Samedi, Stephen Bunting a fondu en larmes après sa victoire au deuxième tour. «Quand ça ne se passe pas comme prévu, c’est un endroit très solitaire», a-t-il expliqué, ému. «Tu peux parler à ta famille, à ton management ou à tes sponsors. Mais au final, tu es seul face à toi-même.»
Des joueurs affûtés physiquement
Autre évolution marquante: la forme physique prend une importance croissante. Le cliché du joueur de fléchettes en surpoids s’effrite. Luke Humphries, actuel numéro deux mondial, en a fait l’expérience.
Battue de manière surprenante par Paul Lim il y a cinq ans, la future star a alors pris conscience qu’un changement s’imposait. «Je me sentais au bout du rouleau. J’avais l’impression de ne plus être assez bon et d’être proche d’abandonner.» Face à un adversaire de 66 ans, Humphries – qui en avait, lui, 25 – avait payé son manque de condition physique.
Avant de retrouver Lim au deuxième tour cette année, l’Anglais de 30 ans racontait combien cette défaite de 2020 avait été un déclic. Depuis, il a perdu du poids et transformé son mode de vie. Une évolution que l’on observe aussi chez des champions comme Michael van Gerwen ou Gerwyn Price, tous deux visiblement affinés ces derniers mois. Et chez les nouveaux venus, le profil du joueur «à l’ancienne» se fait de plus en plus rare.
Calendrier surchargé et Arabie saoudite
Avec la popularité croissante des fléchettes, le calendrier ne s’allège pas, bien au contraire. Les meilleurs joueurs sillonnent le monde presque toute l’année et les tournois se multiplient, notamment dans les pays arabes.
La PDC (Professional Darts Corporation, l'instance principale) organisera ainsi pour la première fois une compétition en Arabie saoudite l’an prochain. Des rumeurs ont même circulé sur un possible déménagement des Mondiaux au Moyen-Orient.
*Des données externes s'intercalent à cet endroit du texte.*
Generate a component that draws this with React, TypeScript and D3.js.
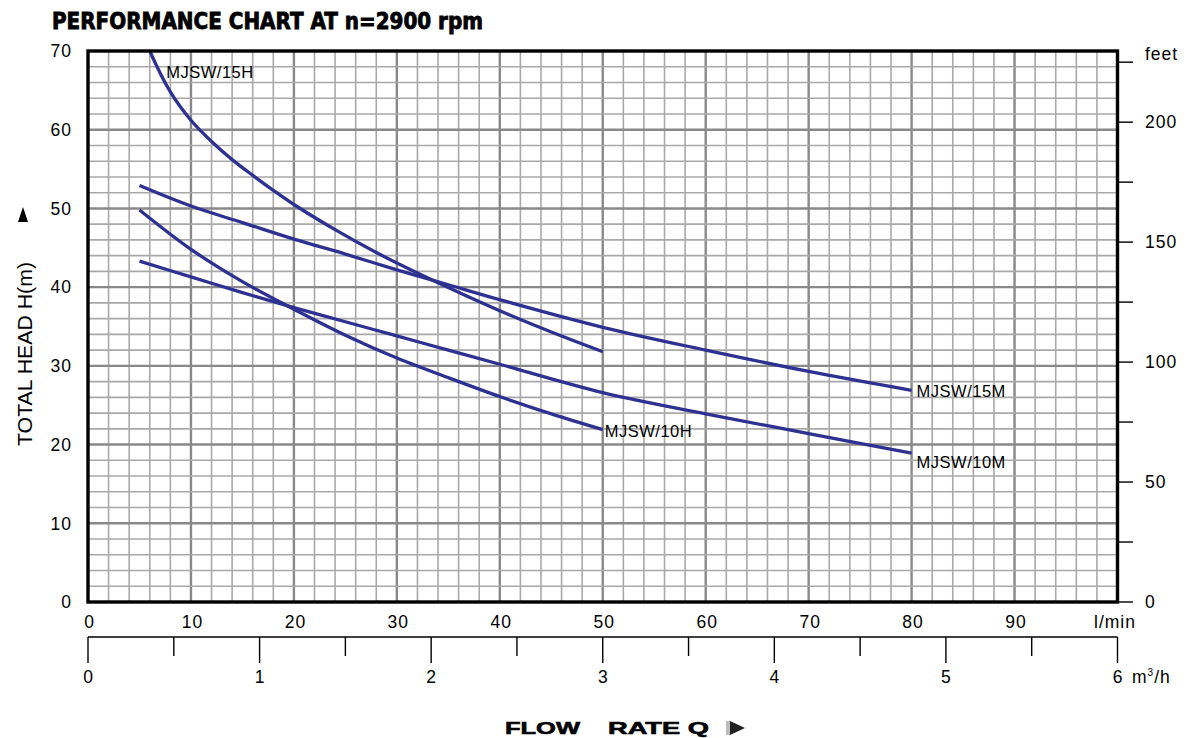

Ces choix alimentent les critiques contre la fédération. Le joueur irlandais William O’Connor parle d’un système «sans âme»:
Callan Rydz, quart de finaliste l’an dernier, confie de son côté avoir perdu l’amour du jeu à cause d’un calendrier surchargé: «Je n’avais même plus envie de jouer ni de me rendre aux tournois. Mais je me disais qu’il suffisait de gagner quelques matchs pour toucher beaucoup d’argent.»
Nathan Aspinall a donc interpellé directement l’association des joueurs, la PDPA. Il espère qu’elle assumera ses responsabilités et mettra clairement les problèmes sur la table. «Beaucoup de gens souffrent», affirme l'Anglais de 34 ans, qui sait que plusieurs collègues traversent actuellement des périodes mentalement difficiles.
Après la courte pause de Noël, les Mondiaux de fléchettes reprendront dès le 27 décembre. La finale aura lieu le 3 janvier. Et ce soir-là, on saura enfin qui repartira millionnaire.